Though hesitant to criticize others, Rabbi Elliott Tepperman of Bnai Keshet Reconstructionist Synagogue in Montclair said that his congregation does not hold High Holy Day appeals, despite the possibility that it would bring in needed funds.
“I would say that a lot more Reconstructionist congregations are careful about how they talk about money and about alienating people in the way they ask for support,” he said. Having these appeals, as well as selling seats and urging attendees to become members, runs counter to the interest of engaging individuals and families whose connections to the synagogue may be tentative.
“Some Reconstructionist congregations, to their credit, have tried to grapple with alternative ways of being Jewish, and that has sometimes been a reaction to a country-clubization of Jewish life,” said Tepperman. He noted that Bnai Keshet holds an annual fund-raising campaign between Sukkot and Hanukka.
“When we are focused on fund-raising…we’re not honoring everybody equally, regardless of ability to give,” he said.
Rabbi Nasanayl Braun of Congregation Brothers of Israel, an Orthodox synagogue in Long Branch, said that although his shul does conduct a Kol Nidrei appeal, it’s a “soft sell” using donation cards with foldable tabs, each with a suggested dollar amount. He estimates that the proceeds are under 5 percent of the shul’s annual operating budget, perhaps because most of the synagogue’s members are regular attendees.

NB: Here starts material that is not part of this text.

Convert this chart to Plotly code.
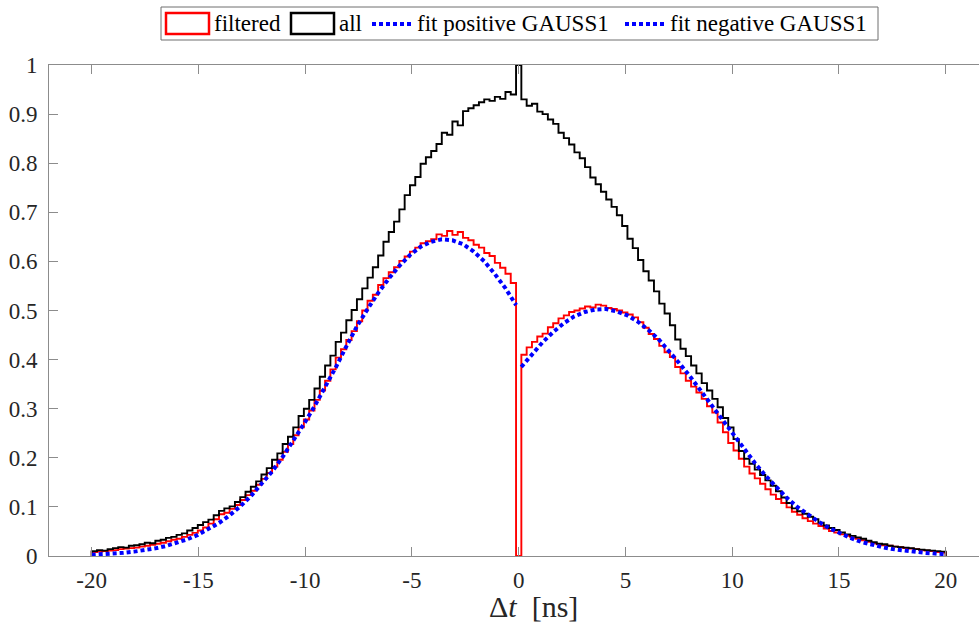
import numpy as np
import plotly.graph_objects as go

# ---------------- data ----------------
# normalised histogram counts, 161 equal bins spanning -20 .. 20 ns
hist_range = (-20.0, 20.0)

all_counts = [
    0.010, 0.012, 0.011, 0.014, 0.016, 0.018, 0.017, 0.021,
    0.022, 0.024, 0.027, 0.026, 0.031, 0.033, 0.037, 0.039,
    0.043, 0.046, 0.052, 0.057, 0.063, 0.069, 0.074, 0.083,
    0.092, 0.097, 0.101, 0.110, 0.120, 0.131, 0.141, 0.152,
    0.166, 0.179, 0.196, 0.209, 0.228, 0.243, 0.262, 0.285,
    0.300, 0.318, 0.341, 0.365, 0.388, 0.408, 0.436, 0.455,
    0.480, 0.501, 0.523, 0.545, 0.567, 0.588, 0.612, 0.640,
    0.660, 0.681, 0.706, 0.735, 0.755, 0.772, 0.799, 0.812,
    0.825, 0.839, 0.862, 0.858, 0.885, 0.877, 0.906, 0.912,
    0.918, 0.924, 0.930, 0.927, 0.935, 0.931, 0.945, 0.940,
    1.000, 0.930, 0.917, 0.921, 0.905, 0.900, 0.889, 0.880,
    0.862, 0.851, 0.838, 0.822, 0.810, 0.792, 0.771, 0.757,
    0.742, 0.726, 0.711, 0.694, 0.672, 0.646, 0.627, 0.603,
    0.580, 0.561, 0.539, 0.514, 0.494, 0.470, 0.441, 0.422,
    0.407, 0.388, 0.372, 0.352, 0.337, 0.320, 0.303, 0.281,
    0.262, 0.238, 0.214, 0.198, 0.188, 0.176, 0.165, 0.154,
    0.143, 0.132, 0.119, 0.108, 0.097, 0.091, 0.086, 0.080,
    0.075, 0.068, 0.062, 0.057, 0.053, 0.048, 0.044, 0.041,
    0.038, 0.035, 0.031, 0.028, 0.025, 0.024, 0.021, 0.019,
    0.018, 0.017, 0.016, 0.014, 0.013, 0.012, 0.011, 0.010,
    0.009,
]

filtered_counts = [
    0.008, 0.009, 0.010, 0.011, 0.012, 0.014, 0.015, 0.016,
    0.017, 0.019, 0.021, 0.023, 0.025, 0.027, 0.030, 0.033,
    0.035, 0.039, 0.043, 0.047, 0.052, 0.058, 0.066, 0.075,
    0.085, 0.088, 0.096, 0.104, 0.114, 0.124, 0.133, 0.145,
    0.157, 0.169, 0.182, 0.196, 0.212, 0.228, 0.246, 0.262,
    0.278, 0.296, 0.318, 0.337, 0.357, 0.380, 0.404, 0.421,
    0.440, 0.458, 0.478, 0.500, 0.520, 0.532, 0.552, 0.566,
    0.578, 0.588, 0.601, 0.610, 0.620, 0.628, 0.637, 0.641,
    0.645, 0.655, 0.652, 0.662, 0.654, 0.660, 0.648, 0.643,
    0.634, 0.628, 0.617, 0.611, 0.597, 0.587, 0.575, 0.556,
    0.000, 0.410, 0.425, 0.436, 0.447, 0.453, 0.466, 0.474,
    0.484, 0.490, 0.497, 0.500, 0.504, 0.508, 0.506, 0.512,
    0.510, 0.505, 0.503, 0.500, 0.496, 0.492, 0.486, 0.476,
    0.465, 0.452, 0.442, 0.428, 0.415, 0.405, 0.385, 0.372,
    0.357, 0.345, 0.333, 0.320, 0.305, 0.292, 0.272, 0.252,
    0.230, 0.215, 0.198, 0.182, 0.168, 0.158, 0.147, 0.136,
    0.125, 0.116, 0.108, 0.099, 0.090, 0.084, 0.077, 0.071,
    0.066, 0.061, 0.056, 0.051, 0.048, 0.044, 0.041, 0.038,
    0.035, 0.032, 0.029, 0.026, 0.024, 0.022, 0.021, 0.019,
    0.018, 0.016, 0.015, 0.014, 0.012, 0.011, 0.010, 0.008,
    0.007,
]

# GAUSS1 fits, evaluated every 0.5 ns on each side of zero
fit_neg_t = np.linspace(-20.0, -0.12, 41)
fit_neg_vals = [
    0.0025, 0.0035, 0.0048, 0.0066, 0.0089, 0.0118, 0.0156, 0.0204,
    0.0265, 0.0339, 0.0430, 0.0541, 0.0673, 0.0829, 0.101, 0.122,
    0.146, 0.172, 0.202, 0.234, 0.269, 0.305, 0.343, 0.384,
    0.427, 0.468, 0.503, 0.536, 0.565, 0.591, 0.613, 0.630,
    0.640, 0.645, 0.643, 0.635, 0.620, 0.600, 0.574, 0.545,
    0.511,
]
fit_pos_t = np.linspace(0.12, 20.0, 41)
fit_pos_vals = [
    0.385, 0.411, 0.435, 0.456, 0.474, 0.488, 0.497, 0.502,
    0.503, 0.498, 0.490, 0.477, 0.460, 0.440, 0.416, 0.390,
    0.363, 0.334, 0.305, 0.276, 0.247, 0.218, 0.190, 0.164,
    0.140, 0.119, 0.100, 0.084, 0.070, 0.057, 0.046, 0.037,
    0.029, 0.023, 0.018, 0.014, 0.011, 0.0085, 0.0065, 0.005,
    0.0035,
]

x_tick_vals = [-20, -15, -10, -5, 0, 5, 10, 15, 20]
x_tick_text = ["-20", "-15", "-10", "-5", "0", "5", "10", "15", "20"]
y_tick_vals = [0, 0.1, 0.2, 0.3, 0.4, 0.5, 0.6, 0.7, 0.8, 0.9, 1]
y_tick_text = ["0", "0.1", "0.2", "0.3", "0.4", "0.5", "0.6", "0.7", "0.8", "0.9", "1"]

legend_labels = ["filtered", "all", "fit positive GAUSS1", "fit negative GAUSS1"]
x_title = "Δ<i>t</i>\u2002[ns]"

# ---------------- styling ----------------
W, H = 979, 622
M_L, M_R, M_T, M_B = 49, 0, 65, 66
FONT = "'Liberation Serif', 'Times New Roman', Tinos, 'DejaVu Serif', serif"
AXIS_GREY = "#8c8c8c"
TEXT_COL = "#262626"
RED, BLACK, BLUE = "#ff0000", "#000000", "#0000ff"
DOTS = "4px,3px"

edges = np.linspace(hist_range[0], hist_range[1], len(all_counts) + 1)


def stairs(vals):
    """Outline of a histogram (stairs), closed down to zero at both ends."""
    vals = np.asarray(vals, dtype=float)
    xs = np.concatenate([[edges[0]], edges[:-1], [edges[-1], edges[-1]]])
    ys = np.concatenate([[0.0], vals, [vals[-1], 0.0]])
    return xs, ys


fig = go.Figure()

fx, fy = stairs(filtered_counts)
fig.add_trace(go.Scatter(x=fx, y=fy, mode="lines", line_shape="hv",
                         line=dict(color=RED, width=1.9), name=legend_labels[0]))
ax_, ay_ = stairs(all_counts)
fig.add_trace(go.Scatter(x=ax_, y=ay_, mode="lines", line_shape="hv",
                         line=dict(color=BLACK, width=1.9), name=legend_labels[1]))
fig.add_trace(go.Scatter(x=fit_pos_t, y=fit_pos_vals, mode="lines",
                         line=dict(color=BLUE, width=4, dash=DOTS), name=legend_labels[2]))
fig.add_trace(go.Scatter(x=fit_neg_t, y=fit_neg_vals, mode="lines",
                         line=dict(color=BLUE, width=4, dash=DOTS), name=legend_labels[3]))

plot_w = W - M_L - M_R
plot_h = H - M_T - M_B
px_per_ns = (946 - 92) / 40.0
x_lo = -22.0
x_hi = x_lo + plot_w / px_per_ns


def px(xp):
    return (xp - M_L) / plot_w


def py(yp):
    return (H - M_B - yp) / plot_h


# legend drawn as a framed box of swatches and labels
shapes = [
    dict(type="rect", xref="paper", yref="paper", x0=px(161), x1=px(878), y0=py(40), y1=py(7),
         line=dict(color="#6e6e6e", width=1), fillcolor="white", layer="above"),
    dict(type="rect", xref="paper", yref="paper", x0=px(166), x1=px(209), y0=py(34), y1=py(13),
         line=dict(color=RED, width=2.5), layer="above"),
    dict(type="rect", xref="paper", yref="paper", x0=px(291), x1=px(334), y0=py(34), y1=py(13),
         line=dict(color=BLACK, width=2.5), layer="above"),
    dict(type="line", xref="paper", yref="paper", x0=px(372), x1=px(411), y0=py(24), y1=py(24),
         line=dict(color=BLUE, width=4, dash=DOTS), layer="above"),
    dict(type="line", xref="paper", yref="paper", x0=px(625), x1=px(664), y0=py(24), y1=py(24),
         line=dict(color=BLUE, width=4, dash=DOTS), layer="above"),
]
annotations = []
for label, xl in zip(legend_labels, [212, 337, 415, 668]):
    annotations.append(dict(text=label, xref="paper", yref="paper", x=px(xl), y=py(24),
                            xanchor="left", yanchor="middle", showarrow=False,
                            font=dict(family=FONT, size=23, color=BLACK)))
annotations.append(dict(text=x_title, xref="paper", yref="paper", x=px(533), y=py(606),
                        xanchor="center", yanchor="middle", showarrow=False,
                        font=dict(family=FONT, size=30, color=TEXT_COL)))

fig.update_layout(
    width=W, height=H,
    margin=dict(l=M_L, r=M_R, t=M_T, b=M_B),
    paper_bgcolor="white", plot_bgcolor="white",
    showlegend=False,
    shapes=shapes,
    annotations=annotations,
    font=dict(family=FONT, size=23, color=TEXT_COL),
)
fig.update_xaxes(
    range=[x_lo, x_hi], tickvals=x_tick_vals, ticktext=x_tick_text,
    showline=True, linecolor=AXIS_GREY, linewidth=1, mirror="allticks",
    ticks="inside", ticklen=9, tickcolor=AXIS_GREY, tickwidth=1,
    showgrid=False, zeroline=False, ticklabelstandoff=3,
    tickfont=dict(family=FONT, size=23, color=TEXT_COL),
)
fig.update_yaxes(
    range=[0, 1], tickvals=y_tick_vals, ticktext=y_tick_text,
    showline=True, linecolor=AXIS_GREY, linewidth=1, mirror=False,
    ticks="inside", ticklen=9, tickcolor=AXIS_GREY, tickwidth=1,
    showgrid=False, zeroline=False, ticklabelstandoff=6,
    tickfont=dict(family=FONT, size=23, color=TEXT_COL),
)

fig.write_html("out.html")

“In Orthodoxy people are generally committed to coming to shul” throughout the year, he said. And it follows that “if you come all the time, that you’ll support the shul all year.”
Engelmayer echoed Braun’s comments:
“As obnoxious as it sounds, the onus isn’t on the shul, it’s on the congregants and worshipers who show up once or twice a year,” he said. If they attended more frequently, “we wouldn’t even have to solicit donations; they would just know they have to give.”
“Come to shul more often and we can do this in a different way,” he said. “Kol hakavod (loosely translated, “more power to them”), we’ll give it up.”